Work to be completed
Begin with the first line of the material and copy each line word for word through the line that contains "const plotLeft = 30, plotRight"; the pictures are left out.

Data extract
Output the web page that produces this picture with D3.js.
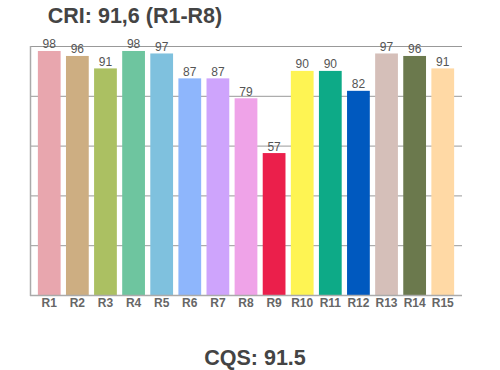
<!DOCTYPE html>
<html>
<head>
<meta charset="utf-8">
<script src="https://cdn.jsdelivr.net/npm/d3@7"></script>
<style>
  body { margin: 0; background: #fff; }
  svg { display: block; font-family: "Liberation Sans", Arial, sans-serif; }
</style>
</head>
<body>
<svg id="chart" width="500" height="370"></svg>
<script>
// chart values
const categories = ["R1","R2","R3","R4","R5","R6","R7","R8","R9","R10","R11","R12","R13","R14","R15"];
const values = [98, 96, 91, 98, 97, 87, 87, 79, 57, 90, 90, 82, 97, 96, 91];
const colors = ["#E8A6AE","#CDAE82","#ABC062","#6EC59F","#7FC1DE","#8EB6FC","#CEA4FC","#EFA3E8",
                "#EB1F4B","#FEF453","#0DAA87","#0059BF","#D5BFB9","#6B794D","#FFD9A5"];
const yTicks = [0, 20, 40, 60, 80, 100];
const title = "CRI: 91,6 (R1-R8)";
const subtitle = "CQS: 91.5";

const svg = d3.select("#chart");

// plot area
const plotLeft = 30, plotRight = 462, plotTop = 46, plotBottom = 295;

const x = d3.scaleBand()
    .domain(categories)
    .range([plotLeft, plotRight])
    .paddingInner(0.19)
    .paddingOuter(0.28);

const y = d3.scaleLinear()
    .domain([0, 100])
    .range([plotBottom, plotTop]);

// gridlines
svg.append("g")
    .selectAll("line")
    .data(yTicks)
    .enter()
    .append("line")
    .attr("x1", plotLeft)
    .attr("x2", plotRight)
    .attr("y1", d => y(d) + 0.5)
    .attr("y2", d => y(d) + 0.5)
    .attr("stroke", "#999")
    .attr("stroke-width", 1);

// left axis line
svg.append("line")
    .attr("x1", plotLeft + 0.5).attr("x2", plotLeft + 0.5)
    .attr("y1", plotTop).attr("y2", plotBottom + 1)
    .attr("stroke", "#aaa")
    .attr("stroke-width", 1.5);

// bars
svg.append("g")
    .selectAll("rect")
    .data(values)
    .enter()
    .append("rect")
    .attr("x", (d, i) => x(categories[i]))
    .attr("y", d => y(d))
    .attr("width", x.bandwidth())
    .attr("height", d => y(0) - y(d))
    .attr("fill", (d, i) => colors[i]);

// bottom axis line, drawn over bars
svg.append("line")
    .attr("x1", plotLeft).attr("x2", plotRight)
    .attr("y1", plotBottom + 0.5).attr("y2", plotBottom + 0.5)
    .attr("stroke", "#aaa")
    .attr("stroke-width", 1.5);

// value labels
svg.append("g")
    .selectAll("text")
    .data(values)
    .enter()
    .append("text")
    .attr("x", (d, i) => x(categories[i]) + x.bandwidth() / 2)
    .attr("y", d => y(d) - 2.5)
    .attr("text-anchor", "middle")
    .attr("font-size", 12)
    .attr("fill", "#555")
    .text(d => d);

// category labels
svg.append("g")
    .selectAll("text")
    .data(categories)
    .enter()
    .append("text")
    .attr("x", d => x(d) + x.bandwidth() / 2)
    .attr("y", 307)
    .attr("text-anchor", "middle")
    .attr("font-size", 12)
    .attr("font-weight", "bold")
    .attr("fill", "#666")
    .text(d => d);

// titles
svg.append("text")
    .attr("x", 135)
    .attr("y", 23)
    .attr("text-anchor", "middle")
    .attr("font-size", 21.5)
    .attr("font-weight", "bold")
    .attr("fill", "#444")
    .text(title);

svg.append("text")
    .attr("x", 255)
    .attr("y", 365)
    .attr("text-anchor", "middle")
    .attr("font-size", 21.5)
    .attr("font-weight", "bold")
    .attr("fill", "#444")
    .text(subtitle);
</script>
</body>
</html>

Result of this exercise
Output the web page that produces this picture with D3.js.
<!DOCTYPE html>
<html>
<head>
<meta charset="utf-8">
<script src="https://cdn.jsdelivr.net/npm/d3@7"></script>
<style>
  body { margin: 0; background: #fff; }
  svg { display: block; font-family: "Liberation Sans", Arial, sans-serif; }
</style>
</head>
<body>
<svg id="chart" width="500" height="370"></svg>
<script>
// chart values
const categories = ["R1","R2","R3","R4","R5","R6","R7","R8","R9","R10","R11","R12","R13","R14","R15"];
const values = [98, 96, 91, 98, 97, 87, 87, 79, 57, 90, 90, 82, 97, 96, 91];
const colors = ["#E8A6AE","#CDAE82","#ABC062","#6EC59F","#7FC1DE","#8EB6FC","#CEA4FC","#EFA3E8",
                "#EB1F4B","#FEF453","#0DAA87","#0059BF","#D5BFB9","#6B794D","#FFD9A5"];
const yTicks = [0, 20, 40, 60, 80, 100];
const title = "CRI: 91,6 (R1-R8)";
const subtitle = "CQS: 91.5";

const svg = d3.select("#chart");

// plot area
const plotLeft = 30, plotRight = 462, plotTop = 46, plotBottom = 295;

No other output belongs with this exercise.